• Work required: Reproduce every line of the material below, but drop the pictures.

┌────────

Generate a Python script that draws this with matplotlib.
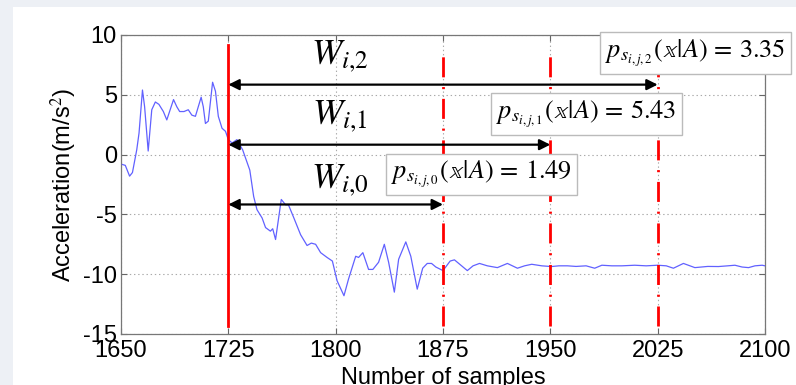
import matplotlib
matplotlib.use("Agg")
import matplotlib.pyplot as plt
from matplotlib.patches import Rectangle

# ---- data ----
samples = [1651, 1653, 1656, 1658, 1661, 1662.6, 1665, 1666.5, 1669, 1671.5, 1674, 1676.5,
           1679.6, 1682, 1686.7, 1689, 1691, 1694, 1697, 1699.5, 1702, 1706, 1707.5, 1709,
           1711, 1714, 1716, 1718, 1720.6, 1723, 1725, 1727.6, 1731, 1735, 1740, 1742.7,
           1745, 1748.6, 1751, 1754.4, 1756, 1758, 1762, 1765, 1767, 1770.8, 1775.5, 1780,
           1783, 1786, 1789.5, 1794, 1797.7, 1801, 1805.8, 1809, 1814, 1816, 1819, 1823,
           1826, 1830, 1834, 1837, 1841, 1844, 1849, 1852.5, 1857, 1860.8, 1864, 1867,
           1870, 1875, 1880, 1883, 1887, 1892, 1896, 1900.5, 1906, 1913, 1920, 1927, 1932,
           1937, 1944, 1950.7, 1956, 1962, 1968, 1975, 1981, 1986, 1993, 2000, 2009, 2017,
           2025, 2031, 2036, 2043, 2051, 2060, 2067.5, 2074, 2079, 2084, 2088.5, 2093,
           2098, 2100]
accel = [-0.83, -0.9, -1.8, -1.5, 0.4, 1.8, 5.4, 4.0, 0.3, 3.75, 4.4, 4.2,
         3.6, 2.9, 4.6, 4.0, 3.6, 3.6, 3.75, 3.3, 3.2, 4.8, 4.0, 2.6,
         2.8, 6.05, 5.3, 3.2, 2.2, 1.95, 1.25, 0.97, 1.25, 0.4, -1.3, -3.5,
         -4.6, -5.3, -6.1, -6.4, -6.2, -7.1, -3.75, -4.2, -4.2, -5.3, -6.7, -7.6,
         -7.4, -7.5, -8.2, -8.6, -8.9, -10.55, -11.8, -10.4, -8.5, -8.6, -8.2, -9.6,
         -9.6, -9.0, -7.5, -9.0, -11.5, -8.75, -7.3, -8.5, -11.25, -9.5, -9.1, -9.1,
         -9.4, -9.7, -8.9, -8.8, -9.2, -9.7, -9.3, -9.1, -9.3, -9.45, -9.1, -9.5, -9.3,
         -9.17, -9.3, -9.36, -9.3, -9.3, -9.35, -9.3, -9.5, -9.25, -9.3, -9.3, -9.25, -9.3,
         -9.25, -9.3, -9.5, -9.1, -9.45, -9.35, -9.36, -9.3, -9.25, -9.4, -9.45, -9.3,
         -9.25, -9.3]

window_start = 1725
window_ends = [1875, 1950, 2025]
window_labels = [r"$\mathit{W_{i{,}0}}$", r"$\mathit{W_{i{,}1}}$", r"$\mathit{W_{i{,}2}}$"]
prob_labels = [r"$p_{s_{i,j,0}}(\mathbb{x}|A)\,=\,1.49$",
               r"$p_{s_{i,j,1}}(\mathbb{x}|A)\,=\,5.43$",
               r"$p_{s_{i,j,2}}(\mathbb{x}|A)\,=\,3.35$"]
arrow_levels = [-4.17, 0.83, 5.85]
wlabel_levels = [-2.1, 3.2, 8.2]
box_pos = [(1902, -1.67), (1975, 3.38), (2051.6, 8.5)]

xticks = [1650, 1725, 1800, 1875, 1950, 2025, 2100]
yticks = [-15, -10, -5, 0, 5, 10]

plt.rcParams["mathtext.fontset"] = "stix"
plt.rcParams["font.family"] = ["Liberation Sans", "DejaVu Sans"]
plt.rcParams["lines.scale_dashes"] = False
plt.rcParams["axes.unicode_minus"] = False

fig = plt.figure(figsize=(7.96, 3.85), dpi=100)
fig.patch.set_facecolor("#edf0f5")
fig.patches.append(Rectangle((13 / 796, 0), 1, (385 - 7) / 385, transform=fig.transFigure,
                             facecolor="white", edgecolor="none", zorder=-10))

ax = fig.add_axes([121 / 796, 51 / 385, 644 / 796, 299 / 385])
ax.set_zorder(5)
ax.set_xlim(1650, 2100)
ax.set_ylim(-15, 10)
ax.set_xticks(xticks)
ax.set_yticks(yticks)
ax.tick_params(direction="in", length=4, width=0.8, color="#666666",
               top=True, right=True, labelsize=17, pad=4)
ax.tick_params(axis="y", pad=3)
for s in ax.spines.values():
    s.set_color("#777777")
    s.set_linewidth(0.9)
ax.grid(True, linestyle=(0, (1, 2)), color="#aaaaaa", linewidth=0.8)
ax.set_axisbelow(True)

ax.plot(samples, accel, color=(0.38, 0.38, 1.0), linewidth=0.9, zorder=3)

# window boundaries
ax.plot([window_start, window_start], [-14.3, 9.2], color="red", linewidth=2.0, zorder=4)
for xe in window_ends:
    ax.plot([xe, xe], [-14.3, 8.8], color="red", linewidth=2.0,
            linestyle=(0, (14.4, 7.0, 1.5, 7.0)), zorder=4)

# arrows and labels
for xe, yl, lab, ylab in zip(window_ends, arrow_levels, window_labels, wlabel_levels):
    ax.annotate("", xy=(xe, yl), xytext=(window_start, yl),
                arrowprops=dict(arrowstyle="<|-|>", color="black", lw=1.6,
                                mutation_scale=16, shrinkA=0, shrinkB=0), zorder=5)
    ax.text(1803, ylab, lab, fontsize=26, ha="center", va="center", zorder=6)

for (bx, by), txt in zip(box_pos, prob_labels):
    ax.text(bx, by, txt, fontsize=19, ha="center", va="center", zorder=7, clip_on=False,
            bbox=dict(boxstyle="square,pad=0.2", facecolor="white", edgecolor="#bbbbbb",
                      linewidth=1.0))

ax.set_ylabel(r"Acceleration(m/s$^2$)", fontsize=17, labelpad=3)
ax.set_xlabel("Number of samples", fontsize=17)
ax.xaxis.set_label_coords(0.5, -0.11)

fig.savefig("out.png", dpi=100, facecolor=fig.get_facecolor())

└────────

• Solved exercise:
Generate a Python script that draws this with matplotlib.
import matplotlib
matplotlib.use("Agg")
import matplotlib.pyplot as plt
from matplotlib.patches import Rectangle

# ---- data ----
samples = [1651, 1653, 1656, 1658, 1661, 1662.6, 1665, 1666.5, 1669, 1671.5, 1674, 1676.5,
           1679.6, 1682, 1686.7, 1689, 1691, 1694, 1697, 1699.5, 1702, 1706, 1707.5, 1709,
           1711, 1714, 1716, 1718, 1720.6, 1723, 1725, 1727.6, 1731, 1735, 1740, 1742.7,
           1745, 1748.6, 1751, 1754.4, 1756, 1758, 1762, 1765, 1767, 1770.8, 1775.5, 1780,
           1783, 1786, 1789.5, 1794, 1797.7, 1801, 1805.8, 1809, 1814, 1816, 1819, 1823,
           1826, 1830, 1834, 1837, 1841, 1844, 1849, 1852.5, 1857, 1860.8, 1864, 1867,
           1870, 1875, 1880, 1883, 1887, 1892, 1896, 1900.5, 1906, 1913, 1920, 1927, 1932,
           1937, 1944, 1950.7, 1956, 1962, 1968, 1975, 1981, 1986, 1993, 2000, 2009, 2017,
           2025, 2031, 2036, 2043, 2051, 2060, 2067.5, 2074, 2079, 2084, 2088.5, 2093,
           2098, 2100]
accel = [-0.83, -0.9, -1.8, -1.5, 0.4, 1.8, 5.4, 4.0, 0.3, 3.75, 4.4, 4.2,
         3.6, 2.9, 4.6, 4.0, 3.6, 3.6, 3.75, 3.3, 3.2, 4.8, 4.0, 2.6,
         2.8, 6.05, 5.3, 3.2, 2.2, 1.95, 1.25, 0.97, 1.25, 0.4, -1.3, -3.5,
         -4.6, -5.3, -6.1, -6.4, -6.2, -7.1, -3.75, -4.2, -4.2, -5.3, -6.7, -7.6,
         -7.4, -7.5, -8.2, -8.6, -8.9, -10.55, -11.8, -10.4, -8.5, -8.6, -8.2, -9.6,
         -9.6, -9.0, -7.5, -9.0, -11.5, -8.75, -7.3, -8.5, -11.25, -9.5, -9.1, -9.1,
         -9.4, -9.7, -8.9, -8.8, -9.2, -9.7, -9.3, -9.1, -9.3, -9.45, -9.1, -9.5, -9.3,
         -9.17, -9.3, -9.36, -9.3, -9.3, -9.35, -9.3, -9.5, -9.25, -9.3, -9.3, -9.25, -9.3,
         -9.25, -9.3, -9.5, -9.1, -9.45, -9.35, -9.36, -9.3, -9.25, -9.4, -9.45, -9.3,
         -9.25, -9.3]

window_start = 1725
window_ends = [1875, 1950, 2025]
window_labels = [r"$\mathit{W_{i{,}0}}$", r"$\mathit{W_{i{,}1}}$", r"$\mathit{W_{i{,}2}}$"]
prob_labels = [r"$p_{s_{i,j,0}}(\mathbb{x}|A)\,=\,1.49$",
               r"$p_{s_{i,j,1}}(\mathbb{x}|A)\,=\,5.43$",
               r"$p_{s_{i,j,2}}(\mathbb{x}|A)\,=\,3.35$"]
arrow_levels = [-4.17, 0.83, 5.85]
wlabel_levels = [-2.1, 3.2, 8.2]
box_pos = [(1902, -1.67), (1975, 3.38), (2051.6, 8.5)]

xticks = [1650, 1725, 1800, 1875, 1950, 2025, 2100]
yticks = [-15, -10, -5, 0, 5, 10]

plt.rcParams["mathtext.fontset"] = "stix"
plt.rcParams["font.family"] = ["Liberation Sans", "DejaVu Sans"]
plt.rcParams["lines.scale_dashes"] = False
plt.rcParams["axes.unicode_minus"] = False

fig = plt.figure(figsize=(7.96, 3.85), dpi=100)
fig.patch.set_facecolor("#edf0f5")
fig.patches.append(Rectangle((13 / 796, 0), 1, (385 - 7) / 385, transform=fig.transFigure,
                             facecolor="white", edgecolor="none", zorder=-10))

ax = fig.add_axes([121 / 796, 51 / 385, 644 / 796, 299 / 385])
ax.set_zorder(5)
ax.set_xlim(1650, 2100)
ax.set_ylim(-15, 10)
ax.set_xticks(xticks)
ax.set_yticks(yticks)
ax.tick_params(direction="in", length=4, width=0.8, color="#666666",
               top=True, right=True, labelsize=17, pad=4)
ax.tick_params(axis="y", pad=3)
for s in ax.spines.values():
    s.set_color("#777777")
    s.set_linewidth(0.9)
ax.grid(True, linestyle=(0, (1, 2)), color="#aaaaaa", linewidth=0.8)
ax.set_axisbelow(True)

ax.plot(samples, accel, color=(0.38, 0.38, 1.0), linewidth=0.9, zorder=3)

# window boundaries
ax.plot([window_start, window_start], [-14.3, 9.2], color="red", linewidth=2.0, zorder=4)
for xe in window_ends:
    ax.plot([xe, xe], [-14.3, 8.8], color="red", linewidth=2.0,
            linestyle=(0, (14.4, 7.0, 1.5, 7.0)), zorder=4)

# arrows and labels
for xe, yl, lab, ylab in zip(window_ends, arrow_levels, window_labels, wlabel_levels):
    ax.annotate("", xy=(xe, yl), xytext=(window_start, yl),
                arrowprops=dict(arrowstyle="<|-|>", color="black", lw=1.6,
                                mutation_scale=16, shrinkA=0, shrinkB=0), zorder=5)
    ax.text(1803, ylab, lab, fontsize=26, ha="center", va="center", zorder=6)

for (bx, by), txt in zip(box_pos, prob_labels):
    ax.text(bx, by, txt, fontsize=19, ha="center", va="center", zorder=7, clip_on=False,
            bbox=dict(boxstyle="square,pad=0.2", facecolor="white", edgecolor="#bbbbbb",
                      linewidth=1.0))

ax.set_ylabel(r"Acceleration(m/s$^2$)", fontsize=17, labelpad=3)
ax.set_xlabel("Number of samples", fontsize=17)
ax.xaxis.set_label_coords(0.5, -0.11)

fig.savefig("out.png", dpi=100, facecolor=fig.get_facecolor())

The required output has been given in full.